How hard did the past president try to flip the results of the 2020 election? Turns out, way harder than anyone actually knew.
At this point it’s basically passé to point out that former President Donald Trump absolutely did his damndest to overturn his 2020 electoral loss. Even if he hadn’t incited a horde of his most enthusiastically violent, unhinged red-hats to breach the U.S. Capitol and lynch the vice president in a transparent putsch attempt, he still spent the months leading up to President Biden’s inauguration — and has spent the months since — making little secret of his intent to audit, recount, sue, and generally insist (wrongly) that he won the White House. It’s the centerpiece of just about every fundraising email, TV interview, and public appearance Trump has made for the past year or so.
Nevertheless, here in the United States we like our politics BIG and OBVIOUS, which explains why the Senate Judiciary Committee titled their just-released report on Trump’s multi-pronged effort to flip his 2020 electoral loss “Subverting JUSTICE” (bold and italics theirs). It’s a broad, wholly unsubtle frame for nearly 400 pages of damning evidence that shows — in many cases for the first time to the general public — just how much Trump actually did, behind the scenes, to retain his presidency in the face of an overwhelming electoral walloping.

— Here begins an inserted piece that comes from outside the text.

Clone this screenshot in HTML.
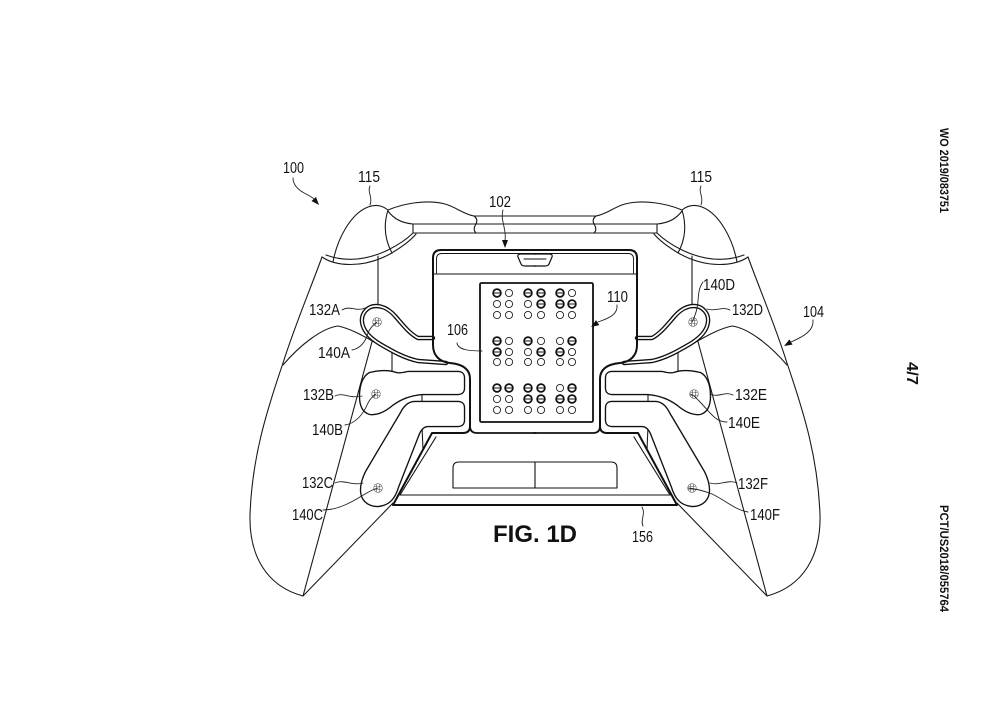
<!DOCTYPE html>
<html><head><meta charset="utf-8"><style>
html,body{margin:0;padding:0;background:#fff;}
svg{display:block;}
text{font-family:"Liberation Sans",sans-serif;fill:#111;}
</style></head><body>
<svg width="1000" height="707" viewBox="0 0 1000 707" xmlns="http://www.w3.org/2000/svg">
<defs>
<g id="half">
 <g fill="none" stroke="#1a1a1a" stroke-width="1.1" stroke-linecap="round" stroke-linejoin="round">
  <path d="M333 262 C337 240 350 214 368 207 C376 204 383 206 388 210"/>
  <path d="M388 210 C383 226 385 240 392 253"/>
  <path d="M322 257 C335 266 362 269 390 254 C402 247 411 240 416 234"/>
  <path d="M326 255 C345 262 365 261 388 250 C400 244 408 238 413 233"/>
  <path d="M388 210 C402 204 426 199 445 204 C456 207 463 214 474 216 L536 216"/>
  <path d="M388 211 C393 218 401 223 413 224 L536 224"/>
  <path d="M413 224 L413 233 L536 233"/>
  <path d="M474 216 C478 219 477 222 476 224 C474 227 473 230 476 233"/>
  <path d="M322 257 C310 290 295 325 283 363 C266 413 252 458 250 515 C249 555 266 586 303 596"/>
  <path d="M303 596 L373 338"/>
  <path d="M303 596 L393 503"/>
  <path d="M378 256 L378 307"/>
  <path d="M283 365 C300 345 322 328 338 326 C352 329 365 337 376 343"/>
  <path d="M392 352 L392 372"/>
  <path d="M422 393 L422 404"/>
  <path d="M422 426 L423 450"/>
 </g>
 <!-- paddles -->
 <g stroke-linejoin="round" stroke-linecap="round">
  <path d="M433 338 L418 338 C410 334 403 325 396 317 C390 310 384 306 376 306 C367 306 361 314 362 322 C363 331 370 338 380 344 C392 351 404 358 418 361 L446 363 L433 350 Z" fill="#fff" stroke="none"/>
  <path d="M433 338 L418 338 C410 334 403 325 396 317 C390 310 384 306 376 306 C367 306 361 314 362 322 C363 331 370 338 380 344 C392 351 404 358 418 361 L446 363" fill="none" stroke="#111" stroke-width="4.4"/>
  <path d="M433 338 L418 338 C410 334 403 325 396 317 C390 310 384 306 376 306 C367 306 361 314 362 322 C363 331 370 338 380 344 C392 351 404 358 418 361 L446 363" fill="none" stroke="#fff" stroke-width="1.7"/>

  <path d="M370 374 C378 372 388 371 396 374 C400 375 404 374 408 373 L458 373 Q463 373 463 378 L463 388 Q463 393 458 393 L422 393 C410 394 400 398 392 404 C385 410 378 414 370 413 C363 411 361 404 361 396 C361 386 364 377 370 374 Z" fill="#fff" stroke="#111" stroke-width="4.4"/>
  <path d="M370 374 C378 372 388 371 396 374 C400 375 404 374 408 373 L458 373 Q463 373 463 378 L463 388 Q463 393 458 393 L422 393 C410 394 400 398 392 404 C385 410 378 414 370 413 C363 411 361 404 361 396 C361 386 364 377 370 374 Z" fill="#fff" stroke="#fff" stroke-width="1.7"/>

  <path d="M415 403 L458 403 Q463 403 463 408 L463 420 Q463 425 458 425 L428 425 C422 425 419 430 417 436 L397 487 C394 497 389 504 378 505 C368 505 362 499 362 490 C362 484 364 478 367 472 L402 413 C405 407 409 403 415 403 Z" fill="#fff" stroke="#111" stroke-width="4.4"/>
  <path d="M415 403 L458 403 Q463 403 463 408 L463 420 Q463 425 458 425 L428 425 C422 425 419 430 417 436 L397 487 C394 497 389 504 378 505 C368 505 362 499 362 490 C362 484 364 478 367 472 L402 413 C405 407 409 403 415 403 Z" fill="#fff" stroke="#fff" stroke-width="1.7"/>
 </g>
 <!-- crosshairs -->
 <g fill="none" stroke="#555" stroke-width="0.6">
  <circle cx="377" cy="322" r="4.3"/><path d="M373.2 320.5 H380.8 M373.2 323.5 H380.8 M375.5 318.2 V325.8 M378.5 318.2 V325.8"/>
  <circle cx="376" cy="394" r="4.3"/><path d="M372.2 392.5 H379.8 M372.2 395.5 H379.8 M374.5 390.2 V397.8 M377.5 390.2 V397.8"/>
  <circle cx="378" cy="488" r="4.3"/><path d="M374.2 486.5 H381.8 M374.2 489.5 H381.8 M376.5 484.2 V491.8 M379.5 484.2 V491.8"/>
 </g>
 <!-- plate & frame -->
 <g fill="none" stroke="#111" stroke-linejoin="round" stroke-linecap="round">
  <path d="M536 250 L441 250 Q433 250 433 258 L433 345 C433 356 440 362 450 363 C461 364 470 368 470 379 L470 426 Q470 433 463 433 L432 433 L393 505 L536 505" stroke-width="2"/>
  <path d="M470 426 Q470 433 477 433 L536 433" stroke-width="1.8"/>
  <path d="M536 253.5 L442 253.5 Q436.5 253.5 436.5 259 L436.5 273" stroke-width="0.9"/>
  <path d="M433 274 L536 274" stroke-width="1.1"/>
  <path d="M436 437 L400 495 L536 495" stroke-width="1.1"/>
  <path d="M536 254 L521 254 Q517 254 518 257 L521 264 Q522 266 525 266 L536 266" stroke-width="1.2"/>
  <path d="M524 259 L536 259" stroke-width="0.9"/>
  <path d="M536 462 L459 462 Q453 462 453 468 L453 488 L536 488" stroke-width="1.1"/>
 </g>
</g>
</defs>

<use href="#half"/>
<use href="#half" transform="translate(1070,0) scale(-1,1)"/>
<path d="M535 462 L535 488" stroke="#111" stroke-width="1.1"/>

<!-- braille panel -->
<rect x="480" y="283" width="113" height="139" rx="1.5" fill="#fff" stroke="#111" stroke-width="1.8"/>
<g fill="none" stroke="#222" stroke-width="0.9">
 <circle cx="509" cy="293" r="3.6"/><circle cx="497" cy="304" r="3.6"/><circle cx="509" cy="304" r="3.6"/><circle cx="497" cy="315" r="3.6"/><circle cx="509" cy="315" r="3.6"/><circle cx="528" cy="304" r="3.6"/><circle cx="528" cy="315" r="3.6"/><circle cx="541" cy="315" r="3.6"/><circle cx="572" cy="293" r="3.6"/><circle cx="560" cy="315" r="3.6"/><circle cx="572" cy="315" r="3.6"/>
 <circle cx="509" cy="341" r="3.6"/><circle cx="509" cy="352" r="3.6"/><circle cx="497" cy="362" r="3.6"/><circle cx="509" cy="362" r="3.6"/><circle cx="541" cy="341" r="3.6"/><circle cx="528" cy="352" r="3.6"/><circle cx="528" cy="362" r="3.6"/><circle cx="541" cy="362" r="3.6"/><circle cx="560" cy="341" r="3.6"/><circle cx="572" cy="352" r="3.6"/><circle cx="560" cy="362" r="3.6"/><circle cx="572" cy="362" r="3.6"/>
 <circle cx="497" cy="399" r="3.6"/><circle cx="509" cy="399" r="3.6"/><circle cx="497" cy="410" r="3.6"/><circle cx="509" cy="410" r="3.6"/><circle cx="528" cy="410" r="3.6"/><circle cx="541" cy="410" r="3.6"/><circle cx="560" cy="388" r="3.6"/><circle cx="560" cy="410" r="3.6"/><circle cx="572" cy="410" r="3.6"/>
</g>
<g fill="none" stroke="#111" stroke-width="1.7">
 <circle cx="497" cy="293" r="3.9"/><circle cx="528" cy="293" r="3.9"/><circle cx="541" cy="293" r="3.9"/><circle cx="541" cy="304" r="3.9"/><circle cx="560" cy="293" r="3.9"/><circle cx="560" cy="304" r="3.9"/><circle cx="572" cy="304" r="3.9"/>
 <circle cx="497" cy="341" r="3.9"/><circle cx="497" cy="352" r="3.9"/><circle cx="528" cy="341" r="3.9"/><circle cx="541" cy="352" r="3.9"/><circle cx="572" cy="341" r="3.9"/><circle cx="560" cy="352" r="3.9"/>
 <circle cx="497" cy="388" r="3.9"/><circle cx="509" cy="388" r="3.9"/><circle cx="528" cy="388" r="3.9"/><circle cx="541" cy="388" r="3.9"/><circle cx="528" cy="399" r="3.9"/><circle cx="541" cy="399" r="3.9"/><circle cx="572" cy="388" r="3.9"/><circle cx="560" cy="399" r="3.9"/><circle cx="572" cy="399" r="3.9"/>
</g>
<g stroke="#111" stroke-width="1">
 <path d="M493 293 H501 M524 293 H532 M537 293 H545 M537 304 H545 M556 293 H564 M556 304 H564 M568 304 H576"/>
 <path d="M493 341 H501 M493 352 H501 M524 341 H532 M537 352 H545 M568 341 H576 M556 352 H564"/>
 <path d="M493 388 H501 M505 388 H513 M524 388 H532 M537 388 H545 M524 399 H532 M537 399 H545 M568 388 H576 M556 399 H564 M568 399 H576"/>
</g>

<!-- leaders -->
<g fill="none" stroke="#222" stroke-width="0.9" stroke-linecap="round">
 <path d="M293 178 C293 186 300 191 306 194 C310 196 312 197 314 199"/>
 <path d="M370 186 C367 192 373 197 370 205"/>
 <path d="M701 186 C698 192 704 197 701 205"/>
 <path d="M503 210 C500 220 507 230 505 240"/>
 <path d="M617 305 C618 314 610 318 598 322"/>
 <path d="M813 320 C814 330 805 336 791 342"/>
 <path d="M703 282 C697 290 699 300 697 308 C696 314 694 318 692 322"/>
 <path d="M730 310 C722 306 716 312 707 309"/>
 <path d="M733 395 C725 391 718 398 710 394"/>
 <path d="M727 422 C715 422 710 412 700 402 C696 398 694 395 690 394"/>
 <path d="M737 483 C728 479 720 486 710 483"/>
 <path d="M748 512 C735 510 725 500 712 494 C702 490 695 489 688 488"/>
 <path d="M342 310 C350 305 356 312 365 308"/>
 <path d="M352 350 C362 348 366 340 368 333 C370 328 373 325 377 322"/>
 <path d="M335 396 C343 392 350 399 362 396"/>
 <path d="M345 425 C358 423 365 410 368 403 C370 399 373 396 376 394"/>
 <path d="M335 483 C343 479 352 486 363 483"/>
 <path d="M323 510 C340 510 355 500 365 494 C370 491 374 489 378 488"/>
 <path d="M457 343 C458 350 470 351 482 351"/>
 <path d="M643 526 C640 520 646 514 642 507"/>
</g>
<g fill="#111">
 <polygon points="319,205 311.5,201 316,197"/>
 <polygon points="505,248 502,240 508,240"/>
 <polygon points="591,327 599.3,325.1 596,320.1"/>
 <polygon points="784,346 792.5,344.6 789.5,339.4"/>
</g>

<!-- labels -->
<g font-size="16">
 <text x="283" y="173" textLength="21" lengthAdjust="spacingAndGlyphs">100</text>
 <text x="358" y="182" textLength="22" lengthAdjust="spacingAndGlyphs">115</text>
 <text x="690" y="182" textLength="22" lengthAdjust="spacingAndGlyphs">115</text>
 <text x="489" y="207" textLength="22" lengthAdjust="spacingAndGlyphs">102</text>
 <text x="607" y="302" textLength="21" lengthAdjust="spacingAndGlyphs">110</text>
 <text x="703" y="290" textLength="32" lengthAdjust="spacingAndGlyphs">140D</text>
 <text x="732" y="315" textLength="31" lengthAdjust="spacingAndGlyphs">132D</text>
 <text x="803" y="317" textLength="21" lengthAdjust="spacingAndGlyphs">104</text>
 <text x="309" y="315" textLength="31" lengthAdjust="spacingAndGlyphs">132A</text>
 <text x="318" y="358" textLength="32" lengthAdjust="spacingAndGlyphs">140A</text>
 <text x="447" y="335" textLength="21" lengthAdjust="spacingAndGlyphs">106</text>
 <text x="303" y="400" textLength="31" lengthAdjust="spacingAndGlyphs">132B</text>
 <text x="312" y="435" textLength="31" lengthAdjust="spacingAndGlyphs">140B</text>
 <text x="735" y="400" textLength="32" lengthAdjust="spacingAndGlyphs">132E</text>
 <text x="728" y="428" textLength="32" lengthAdjust="spacingAndGlyphs">140E</text>
 <text x="302" y="488" textLength="31" lengthAdjust="spacingAndGlyphs">132C</text>
 <text x="292" y="520" textLength="31" lengthAdjust="spacingAndGlyphs">140C</text>
 <text x="738" y="489" textLength="30" lengthAdjust="spacingAndGlyphs">132F</text>
 <text x="750" y="520" textLength="30" lengthAdjust="spacingAndGlyphs">140F</text>
 <text x="632" y="542" textLength="21" lengthAdjust="spacingAndGlyphs">156</text>
</g>
<text x="493" y="542" font-size="24" font-weight="bold" textLength="84" lengthAdjust="spacingAndGlyphs">FIG. 1D</text>

<!-- side text -->
<g style="font-family:'Liberation Serif',serif;" font-weight="bold" font-size="12">
 <text transform="translate(940,128) rotate(90)" textLength="85" lengthAdjust="spacingAndGlyphs">WO 2019/083751</text>
 <text transform="translate(940,505) rotate(90)" textLength="107" lengthAdjust="spacingAndGlyphs">PCT/US2018/055764</text>
 <text transform="translate(907,362) rotate(90)" font-size="16" textLength="23" lengthAdjust="spacingAndGlyphs">4/7</text>
</g>
</svg>
</body></html>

The report, released Thursday morning by Senate Democrats, focuses particularly on the Trump administration’s attempt to involve the Department of Justice in the broader effort to overturn the election results. Over the course of an eight-month investigation, committee members uncovered multiple instances of Trump, his chief of staff Mark Meadows, and DOJ attorney Jeffrey Clark, among others, working to actively marshal the Justice Department in the service of the president’s ego-driven refusal to accept his loss. Among the chief findings from the report are nine instances of Trump personally raising election fraud claims with DOJ officials. In one particularly chilling instance, investigators concluded that:
Trump forced the resignation of U.S. Attorney Byung Jin (“BJay”) Pak, whom he believed was not doing enough to address false claims of election fraud in Georgia. Trump then went outside the line of succession when naming an acting U.S. attorney, bypassing First Assistant U.S. Attorney Kurt Erskine and instead appointing Bobby Christine because he believed Christine would “do something” about his election fraud claims.
Speaking with CNN’s New Day, Senate Judiciary Committee Chairman Dick Durbin of Illinois drew a distinct line between his committee’s findings and Trump’s overall effort to stage what effectively amounted to an attempted coup.
“First phase, Trump goes to court. Loses every lawsuit, which claims there was voter fraud in the election,” Durbin explained. “Next, he decides he has to take over the Department of Justice and the attorney general, and have the attorney general push this narrative on to the states to tell them to stop from sending in their Electoral College vote totals.”
“When that failed — and our report goes into graphic detail of the efforts that were made — the third step was to turn the mob loose on the Capitol the day we were counting the ballots,” he concluded.
Thursday’s report is separate from, but seemingly dovetails with, the work being done by House Democrats to investigate the origins and events of the Jan. 6 insurrection attempt. That investigation is currently being stymied by a number of Trump associates — including Meadows — who have reportedly been instructed by Trump himself to simply not comply with congressional subpoenas issued by the committee.
Alarming as that may be, equally alarming is the Republican rebuttal to the Senate committee’s report. Iowa Sen. Chuck Grassley, the Senate Judiciary Committee’s ranking member, released a response Thursday that essentially validates much of the Trumpian underpinnings that led to the insurrection attempt. That supplementary report largely accepts at face value that Trump was simply curious about instances of “legitimate complaints,” and was merely acting on the advice of team. If nothing else, it’s a sign of the degree to which Trump’s effort to call into question his electoral loss has been incorporated and disseminated throughout the GOP as a whole.
In other words: Even if the Senate committee’s report offers clear and striking evidence of how Trump worked actively to overturn his electoral defeat, it’s hard to see Congress actually doing anything about it anytime soon.